Leakey also sent a professional photographer, Hugo Van Lawick, to Gombe to record Goodall’s work there. The two fell in love and married in 1964. Their son, Hugo Eric Louis Van Lawick, was born in 1967. They called him “Grub” and raised him in Gombe with the chimpanzees. In 1972, Goodall and her husband published a children’s book about their son called Grub: The Bush Baby. But their marriage deteriorated. They divorced in 1974, and a year later she married Derek Bryceson, director of Tanzania’s national parks, who proved to be a deeply compatible partner. However, he died of cancer after only five years of marriage.
Goodall speaks at the National Press Club, 1985© Bettmann/CORBIS
After Goodall recovered from the death of her husband, she wrote her definitive scientific work, The Chimpanzees of Gombe: Patterns of Behavior (1986). In this book she summarized and analyzed all the data gathered by herself and others at Gombe. By this time the data included acts of warfare, murder, brutality, and even cannibalism by her beloved chimpanzees, challenging her belief in their inherent goodness. For the first 10 years she had believed that they were “rather nicer than human beings,” but now she had to acknowledge that in certain circumstances, such as competition for food, sex, or territory, or under emotions of jealousy, fear, or revenge, their behavior proved as dark and troubling as that seen in humans.
At the same time chimpanzees often demonstrated mutual sharing, helping, and compassion. Mothers, children, and siblings developed deep ties, often assisting each other throughout their lifetimes. Older siblings adopted younger ones if a mother died, and would even adopt an orphan from another mother if it had no relative to protect it. Some mothers were more attentive and playful than others, and Goodall observed that their chimps grew up less depressed and aggressive than the chimps whose mothers were less attentive.
Some primatologists have criticized Goodall’s methods, especially her use of bananas in feeding stations to attract chimps. They claim that the food causes higher levels of aggression and conflict, distorting normal behavior. But other research has shown similar levels of conflict without feeding stations.

Messenger of compassion

Since finishing The Chimpanzees of Gombe, Goodall has devoted herself to writing, speaking, and fundraising to support the study and protection of chimpanzees and other wild animals. In 1976 Goodall and a friend founded the Jane Goodall Institute to support research and efforts to protect chimpanzees and their habitats. It has many offices worldwide.

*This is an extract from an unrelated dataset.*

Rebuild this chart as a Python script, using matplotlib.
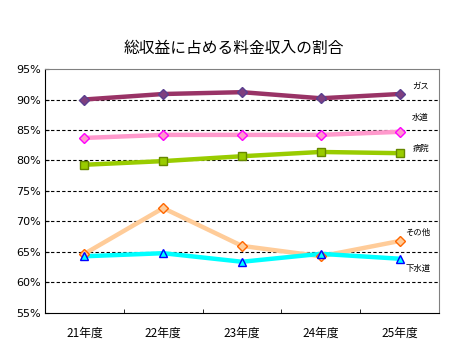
import numpy as np
import matplotlib.pyplot as plt

plt.rcParams['font.family'] = ['Noto Sans CJK JP', 'DejaVu Sans']

years = ['21年度', '22年度', '23年度', '24年度', '25年度']
gas = [90.0, 90.9, 91.2, 90.2, 90.9]
suido = [83.7, 84.2, 84.2, 84.2, 84.7]
byoin = [79.3, 79.9, 80.7, 81.4, 81.2]
sonota = [64.7, 72.2, 66.0, 64.3, 66.8]
gesuido = [64.3, 64.8, 63.4, 64.7, 63.9]

series = [
    ('ガス', gas, '#993366', 'D', '#7f3f7f', '#5a3f8f', 5),
    ('水道', suido, '#ff99cc', 'D', '#ff99cc', '#ff00ff', 5),
    ('病院', byoin, '#99cc00', 's', '#99cc00', '#668800', 6),
    ('その他', sonota, '#ffcc99', 'D', '#ffcc99', '#ff6600', 5),
    ('下水道', gesuido, '#00ffff', '^', '#00ffff', '#0000ff', 6),
]
label_pos = {'ガス': (412, 86), '水道': (412, 117), '病院': (413, 148),
             'その他': (405, 232), '下水道': (406, 268)}

fig = plt.figure(figsize=(4.55, 3.55), dpi=100)
W, H = 455, 355
ax = fig.add_axes([45 / W, 1 - 313 / H, 394 / W, 244 / H])

x = np.arange(len(years))
for name, vals, lc, mk, mfc, mec, ms in series:
    ax.plot(x, vals, color=lc, lw=3.2, solid_capstyle='butt', zorder=3)
    ax.plot(x, vals, ls='none', marker=mk, ms=ms, mfc=mfc, mec=mec,
            mew=1.0, zorder=4)
    px, py = label_pos[name]
    fig.text(px / W, 1 - py / H, name, fontsize=6, ha='left', va='center')

ax.set_xlim(-0.5, 4.5)
ax.set_ylim(55, 95)
ax.set_yticks(np.arange(55, 96, 5))
ax.set_yticklabels([f'{v}%' for v in range(55, 96, 5)], fontsize=8,
                   family=['DejaVu Sans'])
for v in range(60, 95, 5):
    ax.axhline(v, color='black', lw=0.8, ls=(0, (3, 2)), zorder=1)
ax.set_xticks(x)
ax.set_xticklabels(years, fontsize=8.5)
ax.set_xticks(np.arange(0.5, 4.5, 1), minor=True)
ax.tick_params(axis='x', which='major', length=0, pad=10)
ax.tick_params(axis='x', which='minor', length=3, direction='in')
ax.tick_params(axis='y', length=3, direction='in', pad=3)
for s in ['left', 'bottom']:
    ax.spines[s].set_color('black')
for s in ['top', 'right']:
    ax.spines[s].set_color('#808080')

fig.text(234 / W, 1 - 48 / H, '総収益に占める料金収入の割合', fontsize=11.3,
         ha='center', va='center')

fig.savefig('out.png', dpi=100)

In 1991 a group of 16 teenagers met Goodall on the back porch of her home in Dar es Salaam, Tanzania, to discuss what they could do to help the environment, animals, and the global human community. Out of that meeting Goodall organized Roots and Shoots, a global youth program that now has thousands of groups in more than 100 countries.
Goodall is a devoted vegetarian and in 2005 published Harvest of Hope: A Guide to Mindful Eating, one of more than 20 books she has written. Goodall remains extremely active in wildlife conversation work.
The world has recognized Goodall as a scientist and a special emissary of hope and compassion. Her many awards include numerous honorary doctorates and Disney’s Animal Kingdom Eco Hero Award. In 2002 Secretary General Kofi Annan named her a United Nations Messenger of Peace.